Per come stanno le cose rispetto all'accesso che lo Stato garantisce attualmente alla canapa medica, per il bene dei pazienti capita spesso che si venga lasciati senza continuità terapeutica (tempi burocratici e costi) o, se vengono trovati nel tentativo di produrre, coltivando, la loro medicina, sempre per il loro bene li schiaffano in galera.

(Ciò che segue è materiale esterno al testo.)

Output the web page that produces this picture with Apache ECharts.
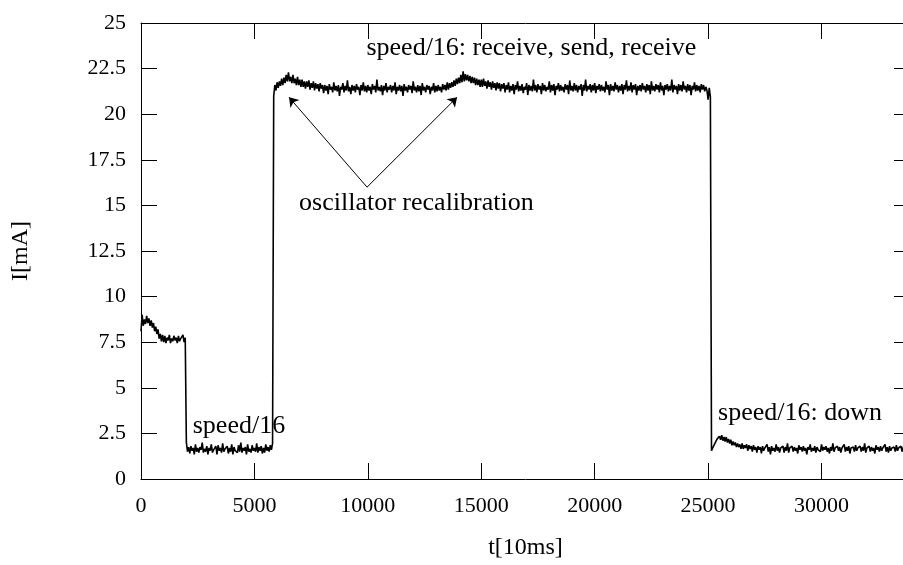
<!DOCTYPE html>
<html>
<head>
<meta charset="utf-8">
<script src="https://cdn.jsdelivr.net/npm/echarts@6/dist/echarts.min.js"></script>
<style>
html,body{margin:0;padding:0;background:#fff;overflow:hidden;width:903px;height:565px;}
#chart{width:910px;height:565px;}
</style>
</head>
<body>
<div id="chart"></div>
<script>
// sample spacing (t units) inside each segment
const sampleStep = 50;
// segment start times
const segStarts = [0, 2000, 5850, 25150];
// segment A: initial ~8 mA
const segA = [8.1, 9.0, 8.4, 8.75, 8.5, 8.95, 8.55, 8.8, 8.4, 8.7, 8.3, 8.55, 8.1, 8.35, 7.95, 8.2, 7.7, 7.95, 7.55, 7.9,
  7.5, 7.85, 7.45, 7.75, 7.6, 7.9, 7.45, 7.7, 7.55, 7.85, 7.6, 7.75, 7.45, 7.85, 7.55, 7.7, 7.6, 7.9, 7.5, 7.75];
// segment B: speed/16 idle
const segB = [2.0, 1.5, 1.75, 1.4, 1.8, 1.55, 1.7, 1.35, 1.9, 1.5, 1.7, 1.45, 1.75, 1.6, 2.0, 1.45, 1.65, 1.5, 1.8, 1.35,
  1.7, 1.55, 1.9, 1.45, 1.6, 1.5, 1.8, 1.35, 1.85, 1.55, 1.7, 1.45, 1.95, 1.5, 1.65, 1.55, 1.8, 1.4, 1.7, 1.5,
  1.9, 1.35, 1.75, 1.55, 1.65, 1.45, 1.85, 1.5, 2.0, 1.45, 1.7, 1.55, 1.75, 1.35, 1.9, 1.5, 1.65, 1.45, 1.85, 1.55,
  1.7, 1.5, 1.95, 1.45, 1.75, 1.55, 1.8, 1.4, 1.7, 1.45, 1.9, 1.55, 1.75, 1.5, 1.85, 1.6, 1.95];
// segment C: receive, send, receive
const segC = [21.0, 21.6, 21.3, 21.75, 21.45, 21.8, 21.55, 21.95, 21.6, 22.0, 21.7, 22.15, 21.8,
  22.3, 21.8, 22.05, 21.7, 22.15, 21.7, 21.95, 21.6, 22.05, 21.6, 21.9, 21.5, 21.9, 21.5, 21.8, 21.4,
  21.8, 21.5, 21.85, 21.35, 21.7, 21.45, 21.8, 21.3, 21.7, 21.4, 21.65, 21.25, 21.7, 21.4, 21.6,
  21.15, 21.6, 21.3, 21.55, 21.1, 21.65, 21.35, 21.5, 21.2, 21.75,
  21.3, 21.55, 21.25, 21.6, 21.0, 21.5, 21.35, 21.7, 21.2, 21.55,
  21.3, 21.85, 21.25, 21.5, 21.1, 21.6, 21.3, 21.55, 21.2, 21.65,
  21.35, 21.5, 21.05, 21.6, 21.3, 21.75, 21.25, 21.55, 21.2, 21.6,
  21.3, 21.5, 21.1, 21.65, 21.35, 21.55, 21.2, 21.9, 21.3, 21.5,
  21.25, 21.6, 21.05, 21.55, 21.3, 21.7, 21.2, 21.5, 21.35, 21.6,
  21.2, 21.55, 21.3, 21.75, 21.1, 21.5, 21.3, 21.6, 21.25, 21.55,
  21.0, 21.65, 21.3, 21.5, 21.2, 21.6, 21.35, 21.55, 21.15, 21.8,
  21.3, 21.5, 21.2, 21.6, 21.25, 21.55, 21.05, 21.7, 21.3, 21.5,
  21.2, 21.6, 21.35, 21.55, 21.1, 21.5, 21.3, 21.7, 21.2, 21.55,
  21.25, 21.6, 21.3, 21.5, 21.2, 21.65, 21.35, 21.6, 21.3, 21.75,
  21.35, 21.7, 21.45, 21.75, 21.5, 21.85, 21.55, 21.95, 21.65, 22.0, 21.7, 22.15, 21.75, 22.35, 21.8, 22.2, 21.85, 22.15,
  21.8, 22.1, 21.7, 22.05, 21.7, 22.0, 21.6, 21.95, 21.6, 21.9, 21.5, 21.9, 21.5, 21.95, 21.55, 21.8,
  21.4, 21.85, 21.5, 21.75, 21.35, 21.8, 21.45, 21.7, 21.3, 21.75, 21.4, 21.7, 21.25, 21.65, 21.4, 21.7,
  21.2, 21.6, 21.35, 21.75, 21.2, 21.55, 21.3, 21.65, 21.1, 21.6,
  21.35, 21.8, 21.25, 21.55, 21.3, 21.65, 21.15, 21.5, 21.35, 21.7,
  21.05, 21.6, 21.3, 21.55, 21.25, 21.9, 21.3, 21.6, 21.2, 21.65,
  21.35, 21.55, 21.1, 21.7, 21.3, 21.6, 21.25, 21.5, 21.35, 21.8,
  21.2, 21.6, 21.3, 21.65, 21.05, 21.55, 21.35, 21.7, 21.25, 21.6,
  21.3, 21.5, 21.2, 21.65, 21.35, 21.6, 21.1, 21.85, 21.3, 21.55,
  21.25, 21.7, 21.3, 21.6, 21.2, 21.55, 21.35, 21.65, 21.0, 21.6,
  21.3, 21.9, 21.25, 21.55, 21.35, 21.65, 21.2, 21.6, 21.3, 21.7,
  21.15, 21.55, 21.35, 21.65, 21.25, 21.6, 21.3, 21.5, 21.2, 21.8,
  21.35, 21.6, 21.05, 21.65, 21.3, 21.55, 21.25, 21.75, 21.35, 21.6,
  21.2, 21.55, 21.3, 21.65, 21.1, 21.6, 21.35, 21.85, 21.25, 21.55,
  21.3, 21.75, 21.2, 21.6, 21.35, 21.65, 21.05, 21.55, 21.3, 21.6,
  21.25, 21.7, 21.35, 21.55, 21.2, 21.65, 21.3, 21.6, 21.1, 21.8,
  21.3, 21.55, 21.25, 21.65, 21.35, 21.6, 21.2, 21.75, 21.3, 21.55,
  21.05, 21.6, 21.35, 21.65, 21.25, 21.55, 21.3, 21.9, 21.2, 21.6,
  21.35, 21.55, 21.1, 21.65, 21.3, 21.6, 21.25, 21.8, 21.35, 21.55,
  21.2, 21.65, 21.3, 21.6, 21.05, 21.55, 21.35, 21.75, 21.25, 21.6,
  21.3, 21.55, 21.2, 21.65, 21.35, 21.6, 21.25, 21.5, 21.3, 20.8,
  21.45, 20.95];
// segment D: speed/16 down
const segD = [1.55, 1.7, 1.8, 1.95, 2.0, 2.2, 2.1, 2.35, 2.15, 2.4,
  2.1, 2.3, 2.05, 2.3, 2.0, 2.2, 1.95, 2.15, 1.85, 2.05,
  1.85, 2.0, 1.75, 1.95, 1.75, 1.9, 1.65, 1.95, 1.65, 1.85,
  1.7, 1.9, 1.55, 1.85, 1.65, 1.8, 1.5, 1.85, 1.6, 1.75,
  1.45, 1.8, 1.6, 1.75, 1.4, 1.8, 1.55, 1.7, 1.6, 1.9,
  1.5, 1.75, 1.35, 1.8, 1.55, 1.7, 1.5, 1.9, 1.55, 1.75,
  1.45, 1.7, 1.6, 1.8, 1.45, 1.75, 1.55, 1.95, 1.45, 1.7,
  1.6, 1.8, 1.5, 1.75, 1.55, 1.7, 1.4, 1.85, 1.6, 1.75,
  1.5, 1.8, 1.55, 1.7, 1.35, 1.75, 1.6, 1.9, 1.5, 1.7,
  1.55, 1.8, 1.45, 1.75, 1.6, 1.7, 1.5, 1.9, 1.55, 1.75,
  1.6, 1.8, 1.5, 1.7, 1.4, 1.75, 1.55, 1.95, 1.5, 1.7,
  1.6, 1.8, 1.55, 1.75, 1.45, 1.7, 1.6, 1.9, 1.5, 1.75,
  1.55, 1.8, 1.4, 1.7, 1.6, 1.75, 1.5, 1.85, 1.55, 1.7,
  1.6, 1.8, 1.5, 1.75, 1.55, 1.95, 1.45, 1.7, 1.6, 1.8,
  1.5, 1.75, 1.55, 1.7, 1.4, 1.85, 1.6, 1.75, 1.5, 1.8,
  1.55, 1.7, 1.6, 1.9, 1.5, 1.75, 1.45, 1.8, 1.55, 1.7,
  1.6, 1.75, 1.5, 1.85, 1.55, 1.7, 1.6, 1.8, 1.5, 1.75,
  1.65, 1.8, 1.55, 1.75];
// annotations [text, t, I]
const labels = [
  ['speed/16', 2280, 2.9],
  ['speed/16: down', 25440, 3.6],
  ['speed/16: receive, send, receive', 9938, 23.6],
  ['oscillator recalibration', 6970, 15.14]
];
// arrows [fromT, fromI, toT, toI]
const arrows = [
  [9965, 16.0, 6526, 20.93],
  [9965, 16.0, 13933, 20.93]
];
const xTicks = {min: 0, max: 33900, interval: 5000};
const yTicks = {min: 0, max: 25, interval: 2.5};

const segments = [segA, segB, segC, segD];
const data = [];
segments.forEach((vals, k) => {
  vals.forEach((v, i) => data.push([segStarts[k] + i * sampleStep, v]));
});

const font = 'Liberation Serif';
const axisLine = {show: true, onZero: false, lineStyle: {color: '#000', width: 1}};
const tick = {show: true, inside: true, length: 16, lineStyle: {color: '#000', width: 1}};
const plain = v => String(v);

const chart = echarts.init(document.getElementById('chart'), null, {renderer: 'canvas'});
chart.setOption({
  animation: false,
  backgroundColor: '#fff',
  grid: {left: 141, right: 0, top: 23, bottom: 83, containLabel: false},
  xAxis: [
    {type: 'value', position: 'bottom', min: xTicks.min, max: xTicks.max, interval: xTicks.interval,
     axisLine, axisTick: tick, splitLine: {show: false},
     axisLabel: {fontFamily: font, fontSize: 22, color: '#000', margin: 16, showMaxLabel: false, formatter: plain},
     name: 't[10ms]', nameLocation: 'middle', nameGap: 57,
     nameTextStyle: {fontFamily: font, fontSize: 24, color: '#000'}},
    {type: 'value', position: 'top', min: xTicks.min, max: xTicks.max, interval: xTicks.interval,
     axisLine, axisTick: tick, splitLine: {show: false}, axisLabel: {show: false}}
  ],
  yAxis: [
    {type: 'value', position: 'left', min: yTicks.min, max: yTicks.max, interval: yTicks.interval,
     axisLine, axisTick: tick, splitLine: {show: false},
     axisLabel: {fontFamily: font, fontSize: 22, color: '#000', margin: 15, formatter: plain},
     name: 'I[mA]', nameLocation: 'middle', nameGap: 108, nameRotate: 90,
     nameTextStyle: {fontFamily: font, fontSize: 24, color: '#000'}},
    {type: 'value', position: 'right', min: yTicks.min, max: yTicks.max, interval: yTicks.interval,
     axisLine, axisTick: tick, splitLine: {show: false}, axisLabel: {show: false}}
  ],
  series: [{
    type: 'line',
    data: data,
    showSymbol: false,
    symbol: 'none',
    lineStyle: {color: '#000', width: 1.6},
    silent: true,
    markPoint: {
      silent: true,
      symbol: 'circle',
      symbolSize: 0,
      itemStyle: {color: 'rgba(0,0,0,0)'},
      label: {show: true, position: 'right', distance: 0, color: '#000', fontFamily: font, fontSize: 26,
              formatter: p => p.name},
      data: labels.map(l => ({name: l[0], coord: [l[1], l[2]]}))
    },
    markLine: {
      silent: true,
      symbol: ['none', 'arrow'],
      symbolSize: 9,
      label: {show: false},
      lineStyle: {color: '#000', width: 1, type: 'solid'},
      emphasis: {disabled: true},
      data: arrows.map(a => [{coord: [a[0], a[1]]}, {coord: [a[2], a[3]]}])
    }
  }]
});
</script>
</body>
</html>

La situazione italiana è quella di centinaia di pazienti, considerando sempre che se la canapa fosse liberalizzata sarebbero probabilmente migliaia, che isolati e dispersi (quando non raggruppati in combattive associazioni) su tutto il territorio nazionale già ne fanno uso, ne beneficiano e vorrebbero che si trovasse una soluzione alla qualità del farmaco e al suo costo.

Se la canapa è illegale, è di per se complesso poterne studiare le potenzialità terapeutiche.

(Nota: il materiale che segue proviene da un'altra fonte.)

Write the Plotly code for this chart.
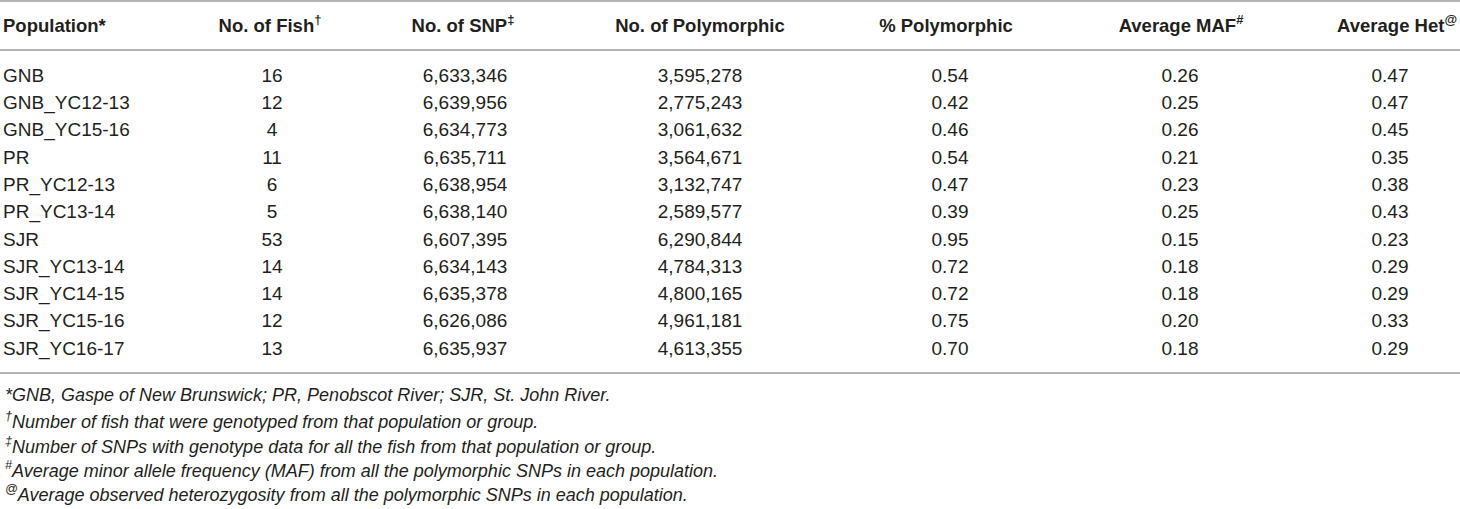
import plotly.graph_objects as go

# table values
populations = ["GNB", "GNB_YC12-13", "GNB_YC15-16", "PR", "PR_YC12-13", "PR_YC13-14",
               "SJR", "SJR_YC13-14", "SJR_YC14-15", "SJR_YC15-16", "SJR_YC16-17"]
n_fish = [16, 12, 4, 11, 6, 5, 53, 14, 14, 12, 13]
n_snp = [6633346, 6639956, 6634773, 6635711, 6638954, 6638140,
         6607395, 6634143, 6635378, 6626086, 6635937]
n_poly = [3595278, 2775243, 3061632, 3564671, 3132747, 2589577,
          6290844, 4784313, 4800165, 4961181, 4613355]
pct_poly = [0.54, 0.42, 0.46, 0.54, 0.47, 0.39, 0.95, 0.72, 0.72, 0.75, 0.70]
avg_maf = [0.26, 0.25, 0.26, 0.21, 0.23, 0.25, 0.15, 0.18, 0.18, 0.20, 0.18]
avg_het = [0.47, 0.47, 0.45, 0.35, 0.38, 0.43, 0.23, 0.29, 0.29, 0.33, 0.29]

headers = ["Population*", "No. of Fish<sup>†</sup>", "No. of SNP<sup>‡</sup>", "No. of Polymorphic",
           "% Polymorphic", "Average MAF<sup>#</sup>", "Average Het<sup>@</sup>"]

footnotes = [
    "*GNB, Gaspe of New Brunswick; PR, Penobscot River; SJR, St. John River.",
    "<sup>†</sup>Number of fish that were genotyped from that population or group.",
    "<sup>‡</sup>Number of SNPs with genotype data for all the fish from that population or group.",
    "<sup>#</sup>Average minor allele frequency (MAF) from all the polymorphic SNPs in each population.",
    "<sup>@</sup>Average observed heterozygosity from all the polymorphic SNPs in each population.",
]

columns = [
    populations,
    [str(v) for v in n_fish],
    [f"{v:,}" for v in n_snp],
    [f"{v:,}" for v in n_poly],
    [f"{v:.2f}" for v in pct_poly],
    [f"{v:.2f}" for v in avg_maf],
    [f"{v:.2f}" for v in avg_het],
]

# layout (pixel-ish) settings
W, H = 1460, 509
col_x = [3, 272, 465, 700, 950, 1180, 1390]
head_x = [3, 270, 463, 700, 946, 1181, 1457]
head_pos = ["middle right"] + ["middle center"] * 5 + ["middle left"]
row0, row_step = 77, 27.3
header_px = 27
line_px = [1, 50, 373]
foot_px = [395, 420, 445, 469, 493]
FONT = "Liberation Sans, Arial, sans-serif"

def to_row(px):
    return (px - row0) / row_step

rows = list(range(len(populations)))

fig = go.Figure()
for i, (x, vals) in enumerate(zip(col_x, columns)):
    fig.add_trace(go.Scatter(
        x=[x] * len(vals), y=rows, text=vals, mode="text",
        textposition="middle right" if i == 0 else "middle center",
        textfont=dict(family=FONT, size=19, color="#231f20"),
        hoverinfo="skip", showlegend=False,
    ))

fig.add_trace(go.Scatter(
    x=head_x, y=[to_row(header_px)] * len(headers), text=["<b>%s</b>" % h for h in headers],
    mode="text", textposition=head_pos,
    textfont=dict(family=FONT, size=18.5, color="#231f20"),
    hoverinfo="skip", showlegend=False,
))

for lp in line_px:
    fig.add_shape(type="line", xref="x", yref="y", x0=0, x1=W, y0=to_row(lp), y1=to_row(lp),
                  line=dict(color="#9a9a9a", width=1.3))

for txt, fp in zip(footnotes, foot_px):
    fig.add_annotation(x=3, y=to_row(fp), xref="x", yref="y", text="<i>%s</i>" % txt,
                       showarrow=False, xanchor="left", yanchor="middle",
                       font=dict(family=FONT, size=18, color="#231f20"))

fig.update_xaxes(range=[0, W], visible=False, fixedrange=True)
fig.update_yaxes(range=[to_row(H), to_row(0)], visible=False, fixedrange=True)
fig.update_layout(
    width=W, height=H,
    margin=dict(l=0, r=0, t=0, b=0),
    plot_bgcolor="white", paper_bgcolor="white",
)

fig.write_html("out.html", config={"displayModeBar": False},
               post_script="document.body.style.margin='0';")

Ed è qui che ritorna in gioco il libro di Ivan Illich, l'autore ci spiega infatti come lo sviluppo del settore sanitario-ospedaliero abbia raggiunto nelle nostre società un'ampiezza tale da non prevedere alcuna forma di terapia esterna allo spettro di quelle proposte e condivise dalla comunità medica.

Il problema quindi è l'orizzonte entro il quale abbiamo diritto di scegliere. Ma non solo, anche se la comunità medica internazionale ha già percorso passi importanti nel riconoscere il valore taumaturgico della canapa, qui da noi l'importante è che non venga accordato al singolo paziente il diritto di produrre da sé la propria medicina. Deve essere il sistema industriale farmaceutico ad erogare questo genere di servizi e siccome una pianta ed i suoi principi attivi naturali non sono brevettabili e sfruttabili commercialmente, nessuno ha il diritto di arrogarsi la potestà di cercare individualmente e senza controllo istituzionale una soluzione al proprio malessere. Illich conclude: “Viene rapidamente maturando il problema politico di stabilire un limite alla cura professionale della salute.[...] la crisi della medicina può permettere al profano [NDR. il cittadino-paziente] di rivendicare efficacemente il proprio controllo sulla percezione, classificazione e decisione sanitaria. [...] La nemesi medica resiste ai rimedi medici. Può essere rovesciata solo con un recupero, da parte dei profani, della volontà di farsi carico di se stessi e attraverso il riconoscimento giuridico, politico e istituzionale di questo diritto si salvaguardarsi, che stabilisce dei confini al monopolio professionale dei medici”.

Non voglio dire ovviamente che i medici siano una casta satanica, tutt'altro. I medici senza dubbio contribuiscono nella maggior parte dei casi a rendere la nostra vita più semplice. Quello che però i pazienti chiedono con maggiore insistenza e con il coraggio di rischiare la galera per curarsi e garantirsi una vita il più degna possibile è che l'istituzione medica non faccia guscio, non sia restìa a sperimentare le esperienze sviluppate dai profani: la loro conoscenza applicata venga valorizzata e non osteggiata, vengano condivisi tramite i canali istituzionali le loro scoperte, si mettano a loro disposizione consulenti botanici, esperti di coltivazione e medici sensibili all'argomento per poter far rete e prendere il pesce grosso che poi non è altro che il riappropriarsi della volontà di decidere per se stessi e per la propria salute.